*Problem requirements*.
Read through the entries below and return each line with the word "this".
* Start Supplied entries *
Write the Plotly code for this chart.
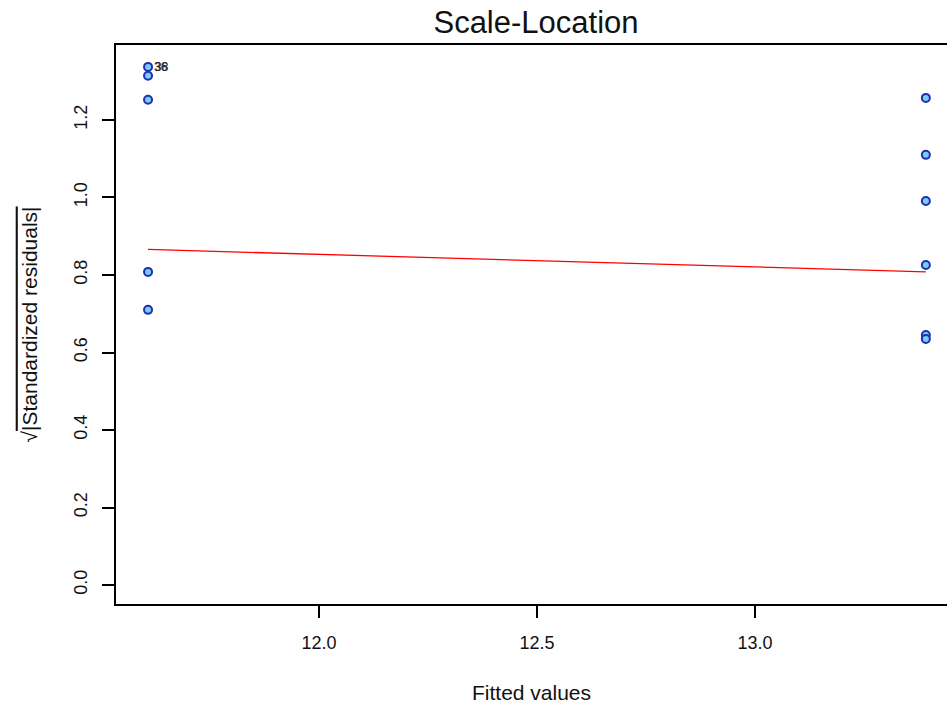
* End Supplied entries *
* Start Supplied entries *
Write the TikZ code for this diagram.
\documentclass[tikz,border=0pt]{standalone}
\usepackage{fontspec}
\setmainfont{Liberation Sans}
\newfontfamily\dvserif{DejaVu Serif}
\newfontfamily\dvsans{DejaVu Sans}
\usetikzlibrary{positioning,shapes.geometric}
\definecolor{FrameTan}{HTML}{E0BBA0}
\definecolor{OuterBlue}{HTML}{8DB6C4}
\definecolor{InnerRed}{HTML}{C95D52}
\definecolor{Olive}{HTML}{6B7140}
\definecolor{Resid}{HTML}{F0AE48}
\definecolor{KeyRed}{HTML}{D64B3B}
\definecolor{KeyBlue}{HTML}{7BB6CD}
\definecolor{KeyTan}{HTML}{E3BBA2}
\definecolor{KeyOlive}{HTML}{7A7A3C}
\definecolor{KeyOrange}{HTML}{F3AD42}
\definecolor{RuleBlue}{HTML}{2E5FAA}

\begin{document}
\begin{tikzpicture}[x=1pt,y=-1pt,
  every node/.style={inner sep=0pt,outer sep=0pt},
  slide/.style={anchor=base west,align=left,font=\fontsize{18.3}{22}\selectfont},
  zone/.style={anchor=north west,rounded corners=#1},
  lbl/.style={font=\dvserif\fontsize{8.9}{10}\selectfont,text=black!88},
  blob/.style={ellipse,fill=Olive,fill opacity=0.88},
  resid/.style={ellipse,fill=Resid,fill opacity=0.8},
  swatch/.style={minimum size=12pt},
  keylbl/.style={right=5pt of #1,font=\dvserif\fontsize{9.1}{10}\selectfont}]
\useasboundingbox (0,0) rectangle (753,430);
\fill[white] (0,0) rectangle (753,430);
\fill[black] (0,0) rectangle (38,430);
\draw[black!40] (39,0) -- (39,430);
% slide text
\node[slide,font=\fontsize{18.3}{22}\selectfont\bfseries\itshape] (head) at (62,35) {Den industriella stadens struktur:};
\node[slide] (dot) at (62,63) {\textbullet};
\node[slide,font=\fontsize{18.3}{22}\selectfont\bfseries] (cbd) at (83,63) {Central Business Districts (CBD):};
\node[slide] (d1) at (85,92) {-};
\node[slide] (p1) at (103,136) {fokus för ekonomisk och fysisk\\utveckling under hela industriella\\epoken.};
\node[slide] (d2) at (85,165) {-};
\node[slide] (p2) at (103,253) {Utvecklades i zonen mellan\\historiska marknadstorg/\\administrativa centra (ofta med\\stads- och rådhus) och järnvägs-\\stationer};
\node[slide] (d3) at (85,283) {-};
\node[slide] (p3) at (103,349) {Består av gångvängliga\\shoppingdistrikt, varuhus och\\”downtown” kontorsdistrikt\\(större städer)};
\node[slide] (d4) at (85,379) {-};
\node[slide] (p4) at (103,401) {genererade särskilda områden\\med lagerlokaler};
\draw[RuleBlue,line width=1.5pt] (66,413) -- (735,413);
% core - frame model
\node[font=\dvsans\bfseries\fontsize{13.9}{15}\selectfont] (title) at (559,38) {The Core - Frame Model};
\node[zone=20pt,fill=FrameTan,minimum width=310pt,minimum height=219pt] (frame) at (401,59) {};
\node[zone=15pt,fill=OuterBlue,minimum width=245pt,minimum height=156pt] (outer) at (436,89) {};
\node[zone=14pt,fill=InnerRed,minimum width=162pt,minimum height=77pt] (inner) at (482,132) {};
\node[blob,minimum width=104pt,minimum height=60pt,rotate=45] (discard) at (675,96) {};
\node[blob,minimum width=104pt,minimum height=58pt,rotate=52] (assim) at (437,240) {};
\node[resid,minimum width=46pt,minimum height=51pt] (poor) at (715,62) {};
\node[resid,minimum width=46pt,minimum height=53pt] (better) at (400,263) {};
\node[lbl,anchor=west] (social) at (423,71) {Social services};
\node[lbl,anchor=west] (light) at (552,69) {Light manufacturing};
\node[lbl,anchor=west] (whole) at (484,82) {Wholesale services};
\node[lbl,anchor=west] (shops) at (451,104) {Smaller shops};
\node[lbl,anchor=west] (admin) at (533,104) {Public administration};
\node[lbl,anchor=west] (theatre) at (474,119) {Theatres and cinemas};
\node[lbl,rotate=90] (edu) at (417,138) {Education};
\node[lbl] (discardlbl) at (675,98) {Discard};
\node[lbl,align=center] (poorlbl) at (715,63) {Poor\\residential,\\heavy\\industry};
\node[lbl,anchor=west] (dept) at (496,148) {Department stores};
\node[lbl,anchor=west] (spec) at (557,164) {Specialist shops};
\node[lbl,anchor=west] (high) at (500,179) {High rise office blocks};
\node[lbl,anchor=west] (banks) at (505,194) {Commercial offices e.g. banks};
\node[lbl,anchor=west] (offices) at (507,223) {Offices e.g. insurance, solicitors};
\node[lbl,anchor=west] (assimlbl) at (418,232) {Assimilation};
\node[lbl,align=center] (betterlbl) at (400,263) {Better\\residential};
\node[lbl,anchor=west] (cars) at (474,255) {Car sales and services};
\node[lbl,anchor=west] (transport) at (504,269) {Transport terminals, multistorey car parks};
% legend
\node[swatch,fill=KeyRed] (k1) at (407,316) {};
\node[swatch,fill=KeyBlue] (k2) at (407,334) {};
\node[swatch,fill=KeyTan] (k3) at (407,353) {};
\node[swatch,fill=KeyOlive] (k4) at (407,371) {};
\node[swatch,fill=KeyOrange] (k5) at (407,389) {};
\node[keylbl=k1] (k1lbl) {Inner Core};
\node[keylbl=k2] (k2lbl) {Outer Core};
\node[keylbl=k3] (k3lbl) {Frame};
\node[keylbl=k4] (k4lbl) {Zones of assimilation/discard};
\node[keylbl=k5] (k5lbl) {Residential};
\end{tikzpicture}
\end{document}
* End Supplied entries *
* Start Supplied entries *
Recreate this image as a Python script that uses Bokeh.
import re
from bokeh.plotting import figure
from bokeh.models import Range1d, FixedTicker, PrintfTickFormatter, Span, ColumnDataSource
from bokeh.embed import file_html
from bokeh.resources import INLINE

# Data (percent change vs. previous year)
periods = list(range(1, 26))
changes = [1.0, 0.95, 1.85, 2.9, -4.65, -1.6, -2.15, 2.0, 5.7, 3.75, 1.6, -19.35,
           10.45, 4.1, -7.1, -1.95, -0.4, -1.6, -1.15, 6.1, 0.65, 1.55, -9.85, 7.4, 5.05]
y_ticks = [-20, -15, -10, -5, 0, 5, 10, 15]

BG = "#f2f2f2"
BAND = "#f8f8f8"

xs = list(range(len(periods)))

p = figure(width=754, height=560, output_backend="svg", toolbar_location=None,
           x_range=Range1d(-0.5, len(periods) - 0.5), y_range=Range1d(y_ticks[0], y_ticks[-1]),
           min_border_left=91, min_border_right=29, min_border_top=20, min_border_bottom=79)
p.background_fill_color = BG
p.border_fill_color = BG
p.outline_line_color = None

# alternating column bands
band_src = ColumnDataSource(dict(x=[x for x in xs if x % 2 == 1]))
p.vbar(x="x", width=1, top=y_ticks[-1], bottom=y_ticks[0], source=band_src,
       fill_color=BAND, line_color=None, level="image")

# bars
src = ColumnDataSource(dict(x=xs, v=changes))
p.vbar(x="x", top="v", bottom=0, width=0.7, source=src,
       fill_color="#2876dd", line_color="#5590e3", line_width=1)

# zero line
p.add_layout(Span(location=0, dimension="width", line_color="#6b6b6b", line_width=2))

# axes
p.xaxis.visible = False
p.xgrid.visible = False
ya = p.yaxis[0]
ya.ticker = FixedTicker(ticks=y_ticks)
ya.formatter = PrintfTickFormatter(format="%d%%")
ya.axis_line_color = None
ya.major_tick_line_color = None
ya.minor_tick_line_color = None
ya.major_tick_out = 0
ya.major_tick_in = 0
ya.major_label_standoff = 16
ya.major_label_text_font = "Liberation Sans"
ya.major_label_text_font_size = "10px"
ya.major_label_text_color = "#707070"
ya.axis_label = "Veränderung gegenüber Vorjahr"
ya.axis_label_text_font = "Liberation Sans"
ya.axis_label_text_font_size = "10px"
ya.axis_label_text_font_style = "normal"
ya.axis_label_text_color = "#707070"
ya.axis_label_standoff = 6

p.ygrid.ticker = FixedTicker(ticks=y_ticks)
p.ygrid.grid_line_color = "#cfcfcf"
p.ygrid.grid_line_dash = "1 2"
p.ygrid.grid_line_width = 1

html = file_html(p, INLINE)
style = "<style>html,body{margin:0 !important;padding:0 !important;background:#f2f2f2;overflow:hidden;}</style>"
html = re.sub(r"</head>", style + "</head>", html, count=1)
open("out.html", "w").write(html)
* End Supplied entries *
*Exercise output*.
Write the Plotly code for this chart.
Write the TikZ code for this diagram.
Recreate this image as a Python script that uses Bokeh.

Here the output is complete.